A mortgage interest rate-lock is when your lender commits (in writing) to give you your mortgage at a given rate, even if market rates rise before the loan is funded. They are taking a risk, so they charge a fee of anywhere from 1/8-1/2 of a point for the security. A “point” is a one percentage of the amount of the mortgage. Shorter locks (15-30 days) are more expensive than longer locks.
You don’t have to lock-in your rate. Many buyers don’t and that’s perfectly fine. However, if you really need to ensure a cap to afford the home, or you are worried that even a slight rise in rates would make you unhappy, then you should strongly consider paying a little extra to lock-in your interest rate.
Step 1: Get a House Under Contract (this is getting harder and harder recently).
Don’t even worry about locking in your interest rate until you’ve secured a property.
Step 2: Price it Out.
Ask your lender for a quote to lock-in your interest rate through the close of your transaction, adding a little extra time for possible delays. 30-45 day locks are the most common.
Remember, they are “selling” you an extra feature. It’s not as bad as undercoating on a car, but it is an optional add-on. Be sure all of your questions are answered.
Step 3: Inspections and Disclosures.
Your rate-lock will expire in 30-60 days, so essentially it only applies to this property. Don’t stress too much about locking-in rates until you are very sure that there aren’t any “deal-breaker” problems with the house. You should know this within a week or 10 days from getting into contract.
Step 4: Lock-In Your Interest Rate.
Once you are sure this is the house and you are happy with your quoted rate and costs, go ahead and lock in it. Your window to lock in your rate starts when you are sure this is the house, and ends about a week before close (to give your lender time to process). For most buyers, this is roughly a 10-day window.

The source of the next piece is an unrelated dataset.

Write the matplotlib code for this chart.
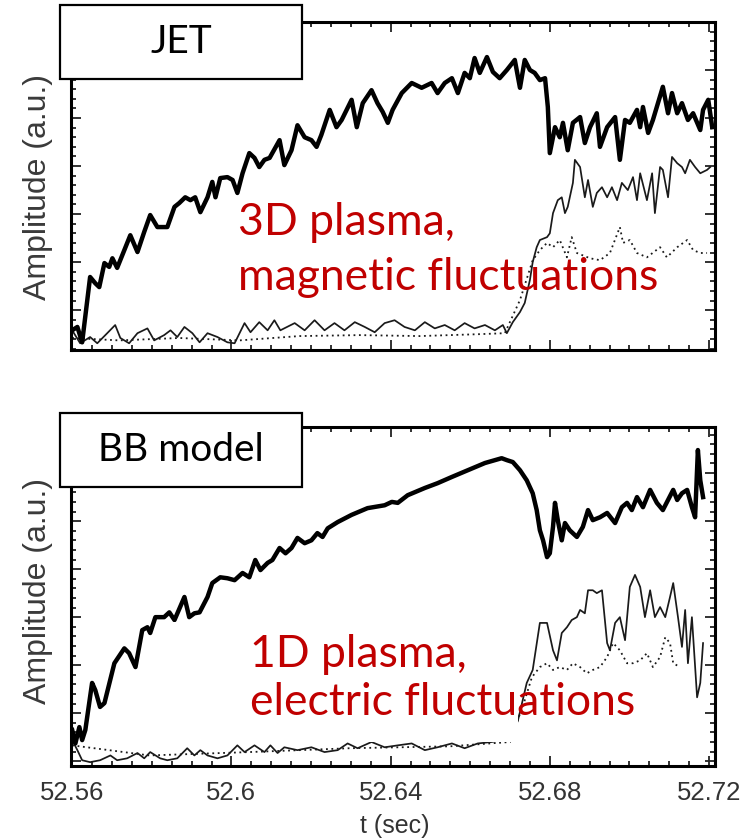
import matplotlib
matplotlib.use("Agg")
import matplotlib.pyplot as plt
from matplotlib.patches import Rectangle
from matplotlib.ticker import MultipleLocator

# ---- JET (top panel) ----
jet_thick_t = [52.5600, 52.5613, 52.5625, 52.5645, 52.5658, 52.5668, 52.5681, 52.5693, 52.5701, 52.5713,
               52.5731, 52.5746, 52.5764, 52.5781, 52.5796, 52.5814, 52.5839, 52.5857, 52.5869, 52.5884,
               52.5897, 52.5909, 52.5922, 52.5940, 52.5952, 52.5960, 52.5972, 52.5990, 52.6003, 52.6015,
               52.6028, 52.6045, 52.6058, 52.6070, 52.6083, 52.6096, 52.6121, 52.6133, 52.6151, 52.6166,
               52.6184, 52.6201, 52.6214, 52.6226, 52.6247, 52.6264, 52.6277, 52.6302, 52.6315, 52.6330,
               52.6352, 52.6367, 52.6380, 52.6393, 52.6405, 52.6428, 52.6453, 52.6478, 52.6503, 52.6518,
               52.6536, 52.6554, 52.6569, 52.6586, 52.6599, 52.6611, 52.6624, 52.6642, 52.6657, 52.6674,
               52.6692, 52.6712, 52.6725, 52.6737, 52.6750, 52.6762, 52.6775, 52.6788, 52.6795, 52.6800,
               52.6813, 52.6825, 52.6833, 52.6845, 52.6858, 52.6876, 52.6888, 52.6901, 52.6918, 52.6926,
               52.6944, 52.6964, 52.6976, 52.6989, 52.7001, 52.7019, 52.7027, 52.7034, 52.7047, 52.7059,
               52.7084, 52.7097, 52.7107, 52.7120, 52.7132, 52.7147, 52.7160, 52.7178, 52.7185, 52.7198,
               52.7208]
jet_thick_a = [-0.42, -0.35, -0.67, 0.69, 0.56, 0.48, 0.98, 0.90, 1.08, 0.88,
               1.25, 1.56, 1.21, 1.63, 1.98, 1.73, 1.73, 2.15, 2.23, 2.35,
               2.29, 2.35, 2.04, 2.35, 2.67, 2.35, 2.75, 2.77, 2.71, 2.44,
               2.85, 3.27, 3.17, 2.98, 3.13, 3.17, 3.54, 3.02, 3.33, 3.85,
               3.60, 3.54, 3.40, 3.65, 4.17, 3.81, 3.96, 4.38, 3.81, 4.31,
               4.58, 4.31, 4.13, 3.90, 4.17, 4.52, 4.73, 4.63, 4.73, 4.52,
               4.73, 4.83, 4.52, 4.94, 4.83, 5.25, 4.94, 5.27, 4.96, 4.83,
               5.00, 5.21, 4.63, 5.21, 5.00, 4.94, 4.79, 4.83, 4.23, 3.27,
               3.81, 3.60, 3.90, 3.33, 3.90, 4.02, 3.48, 3.81, 4.10, 3.40,
               3.81, 4.02, 3.13, 3.96, 3.90, 4.17, 3.81, 4.23, 3.69, 3.96,
               4.65, 4.10, 4.52, 4.10, 4.31, 3.96, 4.10, 3.75, 4.17, 4.38,
               3.81]

jet_thin_t = [52.5600, 52.5620, 52.5645, 52.5663, 52.5688, 52.5708, 52.5721, 52.5743, 52.5764, 52.5789,
              52.5806, 52.5831, 52.5847, 52.5864, 52.5882, 52.5902, 52.5920, 52.5940, 52.5965, 52.5990,
              52.6008, 52.6033, 52.6048, 52.6070, 52.6091, 52.6108, 52.6123, 52.6159, 52.6184, 52.6209,
              52.6234, 52.6259, 52.6284, 52.6310, 52.6335, 52.6360, 52.6385, 52.6410, 52.6435, 52.6461,
              52.6486, 52.6511, 52.6536, 52.6561, 52.6586, 52.6611, 52.6637, 52.6662, 52.6682, 52.6692,
              52.6707, 52.6725, 52.6737, 52.6750, 52.6757, 52.6767, 52.6775, 52.6793, 52.6800, 52.6808,
              52.6820, 52.6830, 52.6838, 52.6845, 52.6858, 52.6863, 52.6876, 52.6888, 52.6896, 52.6908,
              52.6918, 52.6931, 52.6944, 52.6956, 52.6969, 52.6981, 52.6996, 52.7009, 52.7019, 52.7027,
              52.7044, 52.7057, 52.7064, 52.7077, 52.7084, 52.7097, 52.7107, 52.7120, 52.7132, 52.7140,
              52.7152, 52.7165, 52.7178, 52.7195, 52.7203]
jet_thin_a = [-0.42, -0.69, -0.56, -0.69, -0.48, -0.31, -0.58, -0.69, -0.48, -0.38,
              -0.63, -0.52, -0.42, -0.56, -0.35, -0.48, -0.67, -0.48, -0.56, -0.67,
              -0.69, -0.27, -0.46, -0.25, -0.42, -0.21, -0.42, -0.27, -0.42, -0.21,
              -0.42, -0.27, -0.42, -0.25, -0.35, -0.46, -0.27, -0.21, -0.35, -0.42,
              -0.25, -0.38, -0.31, -0.42, -0.27, -0.38, -0.31, -0.42, -0.31, -0.48,
              -0.25, -0.04, 0.15, 0.63, 1.00, 1.31, 1.46, 1.52, 1.60, 2.02,
              2.29, 2.35, 2.02, 2.15, 2.65, 3.13, 2.98, 2.35, 2.71, 2.15,
              2.44, 2.56, 2.35, 2.56, 2.29, 2.65, 2.50, 2.77, 2.29, 2.85,
              2.29, 2.85, 2.02, 2.98, 2.92, 2.35, 3.19, 3.06, 2.98, 2.85,
              3.13, 2.98, 2.85, 2.92, 2.98]

jet_dot_t = [52.5600, 52.5718, 52.5869, 52.6020, 52.6171, 52.6322, 52.6473, 52.6624, 52.6687, 52.6725,
             52.6757, 52.6775, 52.6793, 52.6808, 52.6825, 52.6843, 52.6855, 52.6868, 52.6901, 52.6926,
             52.6951, 52.6976, 52.6984, 52.7001, 52.7019, 52.7044, 52.7077, 52.7094, 52.7120, 52.7145,
             52.7160, 52.7178, 52.7195]
jet_dot_a = [-0.58, -0.63, -0.58, -0.63, -0.54, -0.52, -0.54, -0.50, -0.48, 0.21,
             1.04, 1.25, 1.40, 1.31, 1.46, 1.10, 1.52, 1.19, 1.08, 1.04,
             1.19, 1.73, 1.40, 1.46, 1.19, 1.10, 1.31, 1.10, 1.31, 1.46,
             1.25, 1.19, 1.19]

# ---- BB model (bottom panel) ----
bb_thick_t = [52.5600, 52.5608, 52.5618, 52.5625, 52.5633, 52.5650, 52.5658, 52.5670, 52.5681, 52.5706,
              52.5731, 52.5743, 52.5759, 52.5776, 52.5789, 52.5796, 52.5809, 52.5831, 52.5844, 52.5857,
              52.5882, 52.5894, 52.5907, 52.5920, 52.5940, 52.5952, 52.5972, 52.5990, 52.6008, 52.6028,
              52.6045, 52.6060, 52.6073, 52.6091, 52.6103, 52.6121, 52.6136, 52.6151, 52.6166, 52.6184,
              52.6201, 52.6216, 52.6229, 52.6242, 52.6267, 52.6302, 52.6342, 52.6385, 52.6403, 52.6418,
              52.6443, 52.6486, 52.6518, 52.6554, 52.6594, 52.6637, 52.6679, 52.6692, 52.6707, 52.6725,
              52.6742, 52.6757, 52.6767, 52.6775, 52.6783, 52.6793, 52.6800, 52.6808, 52.6813, 52.6820,
              52.6830, 52.6838, 52.6850, 52.6868, 52.6883, 52.6896, 52.6908, 52.6926, 52.6944, 52.6964,
              52.6981, 52.6994, 52.7006, 52.7019, 52.7034, 52.7052, 52.7069, 52.7084, 52.7097, 52.7110,
              52.7120, 52.7132, 52.7145, 52.7157, 52.7165, 52.7172, 52.7178, 52.7185]
bb_thick_a = [-0.35, -0.63, -0.29, -0.56, -0.35, 0.63, 0.48, 0.13, 0.21, 1.04,
              1.35, 1.25, 0.96, 1.73, 1.79, 1.67, 2.00, 2.00, 2.10, 1.94,
              2.42, 2.00, 2.08, 2.10, 2.42, 2.71, 2.83, 2.81, 2.77, 2.92,
              2.83, 3.19, 2.98, 3.13, 3.19, 3.44, 3.33, 3.44, 3.65, 3.54,
              3.60, 3.75, 3.67, 3.85, 3.98, 4.13, 4.27, 4.33, 4.40, 4.38,
              4.54, 4.69, 4.79, 4.92, 5.06, 5.21, 5.31, 5.27, 5.23, 5.06,
              4.85, 4.58, 4.23, 3.81, 3.60, 3.25, 3.33, 3.88, 4.38, 4.02,
              3.60, 3.96, 3.81, 3.67, 3.88, 4.23, 4.02, 4.08, 4.17, 3.96,
              4.29, 4.38, 4.23, 4.50, 4.29, 4.65, 4.38, 4.23, 4.44, 4.65,
              4.44, 4.58, 4.65, 4.29, 4.08, 5.48, 4.85, 4.50]

bb_thin_t = [52.5600, 52.5613, 52.5625, 52.5645, 52.5670, 52.5696, 52.5713, 52.5738, 52.5764, 52.5781,
             52.5796, 52.5821, 52.5839, 52.5864, 52.5889, 52.5907, 52.5922, 52.5940, 52.5965, 52.5990,
             52.6015, 52.6033, 52.6058, 52.6083, 52.6098, 52.6116, 52.6133, 52.6166, 52.6201, 52.6234,
             52.6267, 52.6292, 52.6317, 52.6352, 52.6385, 52.6418, 52.6453, 52.6486, 52.6518, 52.6554,
             52.6586, 52.6619, 52.6654, 52.6679, 52.6700, 52.6720, 52.6742, 52.6757, 52.6775, 52.6793,
             52.6808, 52.6818, 52.6830, 52.6843, 52.6855, 52.6868, 52.6876, 52.6888, 52.6896, 52.6908,
             52.6918, 52.6931, 52.6944, 52.6951, 52.6964, 52.6976, 52.6989, 52.7001, 52.7014, 52.7027,
             52.7039, 52.7052, 52.7064, 52.7077, 52.7090, 52.7102, 52.7110, 52.7122, 52.7132, 52.7140,
             52.7147, 52.7157, 52.7170, 52.7178, 52.7185]
bb_thin_a = [-0.56, -0.77, -0.98, -1.02, -0.98, -0.88, -0.98, -0.94, -0.83, -0.94,
             -0.81, -0.94, -0.98, -0.94, -0.73, -0.88, -0.77, -0.88, -0.94, -0.88,
             -0.67, -0.81, -0.67, -0.81, -0.67, -0.83, -0.71, -0.77, -0.71, -0.81,
             -0.77, -0.63, -0.73, -0.60, -0.71, -0.67, -0.63, -0.77, -0.71, -0.63,
             -0.73, -0.63, -0.60, -0.56, -0.56, -0.15, 0.63, 0.90, 1.88, 1.88,
             1.31, 1.10, 1.67, 1.79, 1.94, 2.00, 2.15, 2.08, 2.56, 2.56,
             2.50, 2.56, 1.46, 1.31, 1.88, 2.00, 1.52, 2.63, 2.88, 2.63,
             2.00, 2.56, 2.00, 2.21, 2.00, 2.42, 2.71, 2.00, 1.38, 2.15,
             1.04, 2.00, 0.33, 0.63, 1.46]

bb_dot_t = [52.5600, 52.5794, 52.6045, 52.6297, 52.6549, 52.6700, 52.6737, 52.6755, 52.6775, 52.6793,
            52.6808, 52.6825, 52.6843, 52.6858, 52.6876, 52.6893, 52.6908, 52.6926, 52.6944, 52.6959,
            52.6976, 52.6994, 52.7009, 52.7027, 52.7044, 52.7059, 52.7077, 52.7090, 52.7102, 52.7110,
            52.7127]
bb_dot_a = [-0.67, -0.88, -0.81, -0.73, -0.69, -0.60, 0.27, 0.75, 0.96, 1.04,
            0.90, 0.96, 0.90, 1.04, 0.96, 0.83, 0.90, 0.96, 1.17, 1.46,
            1.31, 1.04, 1.04, 1.10, 1.25, 0.96, 1.17, 1.58, 1.46, 1.04,
            0.96]

xtick_vals = [52.56, 52.6, 52.64, 52.68, 52.72]
xtick_labels = ["52.56", "52.6", "52.64", "52.68", "52.72"]

panels = [
    dict(name="JET", thick=(jet_thick_t, jet_thick_a), thin=(jet_thin_t, jet_thin_a),
         dot=(jet_dot_t, jet_dot_a), ylim=(-0.83, 6.0),
         lines=["3D plasma,", "magnetic fluctuations"]),
    dict(name="BB model", thick=(bb_thick_t, bb_thick_a), thin=(bb_thin_t, bb_thin_a),
         dot=(bb_dot_t, bb_dot_a), ylim=(-1.10, 5.96),
         lines=["1D plasma,", "electric fluctuations"]),
]

W, H = 747, 839
fig = plt.figure(figsize=(W / 100, H / 100), dpi=100)


def fx(px):
    return px / W


def fy(py):
    return 1 - py / H


ax_top = fig.add_axes([fx(71), fy(350), fx(715) - fx(71), fy(22) - fy(350)])
ax_bot = fig.add_axes([fx(71), fy(766), fx(715) - fx(71), fy(427) - fy(766)])

red = "#C00000"
gray = "#333333"

for ax, p in zip([ax_top, ax_bot], panels):
    ax.plot(*p["thin"], color="#1a1a1a", lw=1.25, zorder=2)
    ax.plot(*p["dot"], color="#1a1a1a", lw=1.3, ls=(0, (1, 2.0)), zorder=2)
    ax.plot(*p["thick"], color="black", lw=3.2, zorder=3, solid_joinstyle="round")
    ax.set_xlim(52.5597, 52.7215)
    ax.set_ylim(*p["ylim"])
    ax.xaxis.set_major_locator(MultipleLocator(0.04))
    ax.xaxis.set_minor_locator(MultipleLocator(0.005))
    ax.yaxis.set_major_locator(MultipleLocator(1))
    ax.yaxis.set_minor_locator(MultipleLocator(0.2))
    ax.tick_params(which="both", direction="in", top=True, right=True, width=1.3, color="#222222")
    ax.tick_params(which="major", length=7)
    ax.tick_params(which="minor", length=3.5)
    ax.set_yticklabels([])
    for s in ax.spines.values():
        s.set_linewidth(2.2)

ax_top.set_xticklabels([])
ax_bot.set_xticks(xtick_vals)
ax_bot.set_xticklabels(xtick_labels)
ax_bot.tick_params(axis="x", which="major", labelsize=18.5, labelcolor=gray, pad=11)
for lab in ax_bot.get_xticklabels():
    lab.set_family("Liberation Sans")

# axis labels
for cy in (187, 591):
    fig.text(fx(38), fy(cy), "Amplitude (a.u.)", rotation=90, ha="center", va="center",
             fontsize=23, color="#3a3a3a", family="Liberation Sans")
fig.text(fx(395), fy(826), "t (sec)", ha="center", va="center", fontsize=18,
         color=gray, family="Liberation Sans")

# white patch behind the lower annotation
fig.add_artist(Rectangle((fx(165), fy(742)), fx(518) - fx(165), fy(622) - fy(742),
                         transform=fig.transFigure, facecolor="white", edgecolor="none", zorder=5))

# panel name boxes
for (y0, y1), p in zip([(5, 79), (413, 487)], panels):
    fig.add_artist(Rectangle((fx(60), fy(y1)), fx(302) - fx(60), fy(y0) - fy(y1),
                             transform=fig.transFigure, facecolor="white", edgecolor="black",
                             lw=1.6, zorder=6))
    fig.text(fx(181), fy((y0 + y1) / 2), p["name"], ha="center", va="center",
             fontsize=28, family="Lato", zorder=7)

# red annotations
for (x0, b1, b2), p in zip([(238, 235, 290), (250, 667, 715)], panels):
    fig.text(fx(x0), fy(b1), p["lines"][0], ha="left", va="baseline", fontsize=32,
             color=red, family="Lato", zorder=7)
    fig.text(fx(x0), fy(b2), p["lines"][1], ha="left", va="baseline", fontsize=32,
             color=red, family="Lato", zorder=7)

fig.savefig("out.png", dpi=100)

Your lender will provide you, in writing, with a document detailing your lock, the cost, and the expiration. If it’s verbal, it doesn’t count.
You don’t need to lock a rate before securing a property.
If a rate lock expires, you can’t get it back.
If interest rates go up, you win. But if they go down, you have to pay more for the right to drop your rate. This is a “float-down” clause that adds to the cost of your initial lock. Be sure to ask about this when you get your initial quote.
Finally, you aren’t required to lock-in your rate. Explore it, and weight the pros and cons, but know you don’t have to lock in your mortgage rate.